§ DATA SECTION
==*==

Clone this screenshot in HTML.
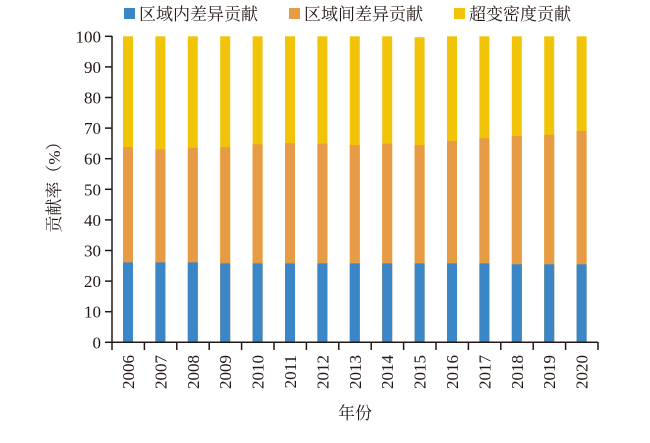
<!DOCTYPE html>
<html><head><meta charset="utf-8"><style>
html,body{margin:0;padding:0;background:#fff;}
svg text{font-family:"Liberation Serif","Noto Serif CJK SC",serif;fill:#231815;}
</style></head><body>
<svg width="650" height="438" viewBox="0 0 650 438" xmlns="http://www.w3.org/2000/svg">
<g font-size="17">
<rect x="124" y="8" width="11" height="11" fill="#3a86c6"/>
<text x="139" y="20">区域内差异贡献</text>
<rect x="289" y="8" width="11" height="11" fill="#e89b45"/>
<text x="304" y="20">区域间差异贡献</text>
<rect x="454" y="8" width="11" height="11" fill="#f1c40a"/>
<text x="469" y="20">超变密度贡献</text>
</g>
<g fill="#f1c40a">
<rect x="123" y="36.3" width="10" height="306"/>
<rect x="155.4" y="36.3" width="10" height="306"/>
<rect x="187.8" y="36.3" width="10" height="306"/>
<rect x="220.2" y="36.3" width="10" height="306"/>
<rect x="252.6" y="36.3" width="10" height="306"/>
<rect x="285" y="36.3" width="10" height="306"/>
<rect x="317.4" y="36.3" width="10" height="306"/>
<rect x="349.8" y="36.3" width="10" height="306"/>
<rect x="382.2" y="36.3" width="10" height="306"/>
<rect x="414.6" y="37.2" width="10" height="305.1"/>
<rect x="447" y="36.3" width="10" height="306"/>
<rect x="479.4" y="36.3" width="10" height="306"/>
<rect x="511.8" y="36.3" width="10" height="306"/>
<rect x="544.2" y="36.3" width="10" height="306"/>
<rect x="576.6" y="36.3" width="10" height="306"/>
</g>
<g fill="#e89b45">
<rect x="123" y="147.1" width="10" height="195.2"/>
<rect x="155.4" y="149.5" width="10" height="192.8"/>
<rect x="187.8" y="147.7" width="10" height="194.6"/>
<rect x="220.2" y="147.1" width="10" height="195.2"/>
<rect x="252.6" y="144.3" width="10" height="198"/>
<rect x="285" y="143.1" width="10" height="199.2"/>
<rect x="317.4" y="143.7" width="10" height="198.6"/>
<rect x="349.8" y="144.9" width="10" height="197.4"/>
<rect x="382.2" y="143.7" width="10" height="198.6"/>
<rect x="414.6" y="144.9" width="10" height="197.4"/>
<rect x="447" y="140.9" width="10" height="201.4"/>
<rect x="479.4" y="138.2" width="10" height="204.1"/>
<rect x="511.8" y="136.1" width="10" height="206.2"/>
<rect x="544.2" y="134.8" width="10" height="207.5"/>
<rect x="576.6" y="130.9" width="10" height="211.4"/>
</g>
<g fill="#3a86c6">
<rect x="123" y="262.4" width="10" height="79.9"/>
<rect x="155.4" y="262.4" width="10" height="79.9"/>
<rect x="187.8" y="262.4" width="10" height="79.9"/>
<rect x="220.2" y="263.4" width="10" height="78.9"/>
<rect x="252.6" y="263.4" width="10" height="78.9"/>
<rect x="285" y="263.4" width="10" height="78.9"/>
<rect x="317.4" y="263.4" width="10" height="78.9"/>
<rect x="349.8" y="263.4" width="10" height="78.9"/>
<rect x="382.2" y="263.4" width="10" height="78.9"/>
<rect x="414.6" y="263.4" width="10" height="78.9"/>
<rect x="447" y="263.4" width="10" height="78.9"/>
<rect x="479.4" y="263.4" width="10" height="78.9"/>
<rect x="511.8" y="264.3" width="10" height="78"/>
<rect x="544.2" y="264.3" width="10" height="78"/>
<rect x="576.6" y="264.3" width="10" height="78"/>
</g>
<g stroke="#231815" stroke-width="1.5" fill="none">
<line x1="112" y1="36" x2="112" y2="343"/>
<line x1="111" y1="342.3" x2="598" y2="342.3"/>
<line x1="105" y1="342.3" x2="112" y2="342.3"/>
<line x1="105" y1="311.7" x2="112" y2="311.7"/>
<line x1="105" y1="281.1" x2="112" y2="281.1"/>
<line x1="105" y1="250.5" x2="112" y2="250.5"/>
<line x1="105" y1="219.9" x2="112" y2="219.9"/>
<line x1="105" y1="189.3" x2="112" y2="189.3"/>
<line x1="105" y1="158.7" x2="112" y2="158.7"/>
<line x1="105" y1="128.1" x2="112" y2="128.1"/>
<line x1="105" y1="97.5" x2="112" y2="97.5"/>
<line x1="105" y1="66.9" x2="112" y2="66.9"/>
<line x1="105" y1="36.3" x2="112" y2="36.3"/>
<line x1="112" y1="342" x2="112" y2="350"/>
<line x1="144.4" y1="342" x2="144.4" y2="350"/>
<line x1="176.8" y1="342" x2="176.8" y2="350"/>
<line x1="209.2" y1="342" x2="209.2" y2="350"/>
<line x1="241.6" y1="342" x2="241.6" y2="350"/>
<line x1="274" y1="342" x2="274" y2="350"/>
<line x1="306.4" y1="342" x2="306.4" y2="350"/>
<line x1="338.8" y1="342" x2="338.8" y2="350"/>
<line x1="371.2" y1="342" x2="371.2" y2="350"/>
<line x1="403.6" y1="342" x2="403.6" y2="350"/>
<line x1="436" y1="342" x2="436" y2="350"/>
<line x1="468.4" y1="342" x2="468.4" y2="350"/>
<line x1="500.8" y1="342" x2="500.8" y2="350"/>
<line x1="533.2" y1="342" x2="533.2" y2="350"/>
<line x1="565.6" y1="342" x2="565.6" y2="350"/>
<line x1="598" y1="342" x2="598" y2="350"/>
</g>
<g font-size="17" text-anchor="end">
<text x="101" y="348.3">0</text>
<text x="101" y="317.7">10</text>
<text x="101" y="287.1">20</text>
<text x="101" y="256.5">30</text>
<text x="101" y="225.9">40</text>
<text x="101" y="195.3">50</text>
<text x="101" y="164.7">60</text>
<text x="101" y="134.1">70</text>
<text x="101" y="103.5">80</text>
<text x="101" y="72.9">90</text>
<text x="101" y="42.3">100</text>
</g>
<g font-size="17" text-anchor="end">
<text x="134" y="355" transform="rotate(-90 134 355)">2006</text>
<text x="166.4" y="355" transform="rotate(-90 166.4 355)">2007</text>
<text x="198.8" y="355" transform="rotate(-90 198.8 355)">2008</text>
<text x="231.2" y="355" transform="rotate(-90 231.2 355)">2009</text>
<text x="263.6" y="355" transform="rotate(-90 263.6 355)">2010</text>
<text x="296" y="355" transform="rotate(-90 296 355)">2011</text>
<text x="328.4" y="355" transform="rotate(-90 328.4 355)">2012</text>
<text x="360.8" y="355" transform="rotate(-90 360.8 355)">2013</text>
<text x="393.2" y="355" transform="rotate(-90 393.2 355)">2014</text>
<text x="425.6" y="355" transform="rotate(-90 425.6 355)">2015</text>
<text x="458" y="355" transform="rotate(-90 458 355)">2016</text>
<text x="490.4" y="355" transform="rotate(-90 490.4 355)">2017</text>
<text x="522.8" y="355" transform="rotate(-90 522.8 355)">2018</text>
<text x="555.2" y="355" transform="rotate(-90 555.2 355)">2019</text>
<text x="587.6" y="355" transform="rotate(-90 587.6 355)">2020</text>
</g>
<text x="60" y="183" font-size="17" text-anchor="middle" transform="rotate(-90 60 183)">贡献率（%）</text>
<text x="355" y="419" font-size="17" text-anchor="middle">年份</text>
</svg>
</body></html>
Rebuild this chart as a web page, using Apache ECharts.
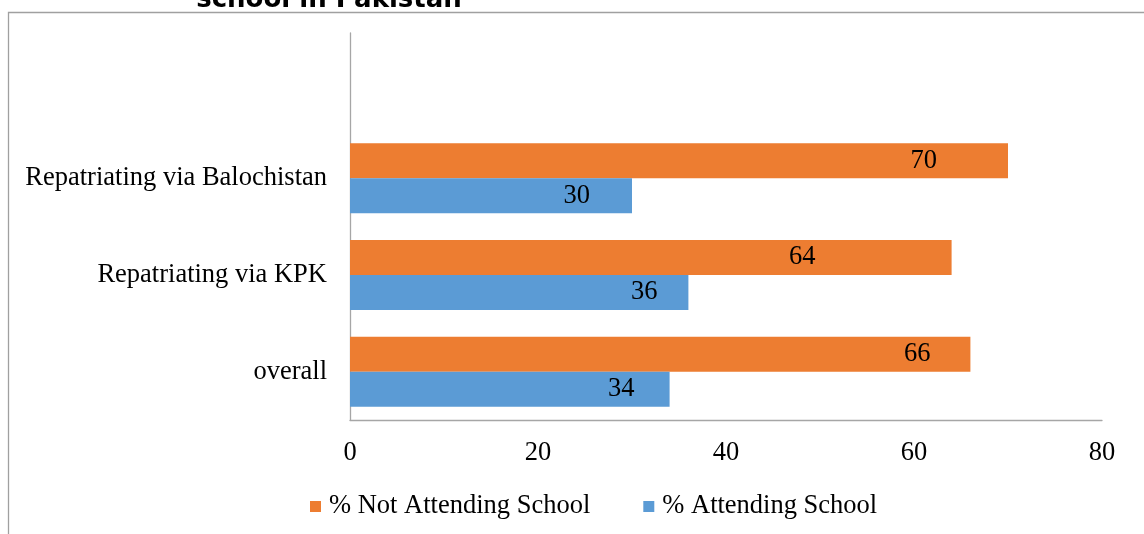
<!DOCTYPE html>
<html>
<head>
<meta charset="utf-8">
<script src="https://cdn.jsdelivr.net/npm/echarts@6/dist/echarts.min.js"></script>
<style>
html,body{margin:0;padding:0;background:#fff;}
#c{width:1144px;height:534px;}
</style>
</head>
<body>
<div id="c"></div>
<script>
var categories = ['overall', 'Repatriating via KPK', 'Repatriating via Balochistan', ''];
var notAttending = [66, 64, 70, null];
var attending = [34, 36, 30, null];
var seriesNames = ['% Not Attending School', '% Attending School'];
var xTicks = { min: 0, max: 80, interval: 20 };

// label distances from bar end (style only)
var notAttendingLabelDist = [40, 136, 71, 0];
var attendingLabelDist = [35, 31, 42, 0];

var serif = '"Liberation Serif", "Times New Roman", serif';
var fs = 26.5;

function withLabels(values, dists) {
  return values.map(function (v, i) {
    return { value: v, label: { distance: dists[i] } };
  });
}

var chart = echarts.init(document.getElementById('c'));
chart.setOption({
  animation: false,
  backgroundColor: '#fff',
  grid: { left: 350, right: 42, top: 33, bottom: 114, containLabel: false },
  legend: {
    left: 305, top: 488,
    icon: 'rect', itemWidth: 11, itemHeight: 11, itemGap: 53,
    textStyle: { fontFamily: serif, fontSize: fs, color: '#000', padding: [0, 0, 0, 3] },
    data: seriesNames
  },
  xAxis: {
    type: 'value', min: xTicks.min, max: xTicks.max, interval: xTicks.interval,
    axisLine: { show: true, lineStyle: { color: '#a6a6a6', width: 1.3 } },
    axisTick: { show: false },
    splitLine: { show: false },
    axisLabel: { fontFamily: serif, fontSize: fs, color: '#000', margin: 20 }
  },
  yAxis: {
    type: 'category', data: categories,
    axisLine: { show: true, lineStyle: { color: '#a6a6a6', width: 1.3 } },
    axisTick: { show: false },
    axisLabel: { fontFamily: serif, fontSize: fs, color: '#000', margin: 23, padding: [3, 0, 0, 0] }
  },
  series: [
    {
      name: seriesNames[0], type: 'bar', barWidth: 35, barGap: '0%',
      itemStyle: { color: '#ED7D31' },
      label: { show: true, position: 'insideRight', fontFamily: serif, fontSize: fs, color: '#000', padding: [3, 0, 0, 0] },
      data: withLabels(notAttending, notAttendingLabelDist)
    },
    {
      name: seriesNames[1], type: 'bar', barWidth: 35, barGap: '0%',
      itemStyle: { color: '#5B9BD5' },
      label: { show: true, position: 'insideRight', fontFamily: serif, fontSize: fs, color: '#000', padding: [3, 0, 0, 0] },
      data: withLabels(attending, attendingLabelDist)
    }
  ],
  graphic: [
    {
      type: 'rect', silent: true,
      shape: { x: 8.5, y: 12.5, width: 1200, height: 600 },
      style: { fill: 'none', stroke: '#a0a0a0', lineWidth: 1.3 }
    },
    {
      type: 'text', silent: true, x: 329, y: 13,
      style: {
        text: 'school in Pakistan', fill: '#000',
        font: 'bold 26px "DejaVu Sans", Verdana, sans-serif',
        textAlign: 'center', textVerticalAlign: 'bottom'
      }
    }
  ]
});
</script>
</body>
</html>
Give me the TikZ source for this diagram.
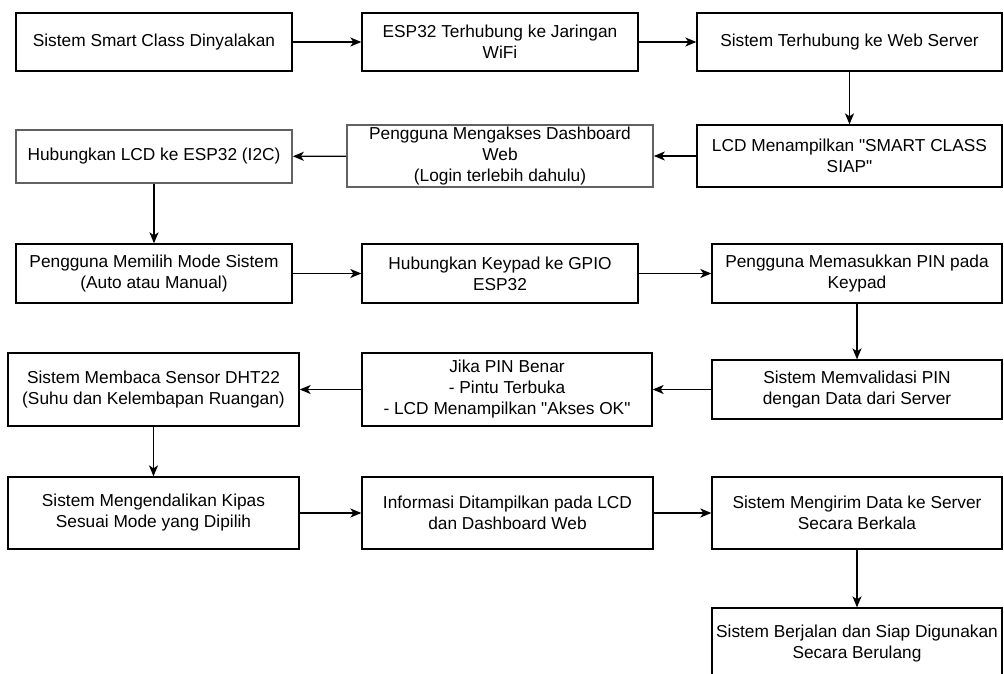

==*==

§ PROBLEM DETAILS
Scan the entries above for the word "this" and collect each line holding it.

§ SOLVED PROBLEM
Clone this screenshot in HTML.
Rebuild this chart as a web page, using Apache ECharts.
Give me the TikZ source for this diagram.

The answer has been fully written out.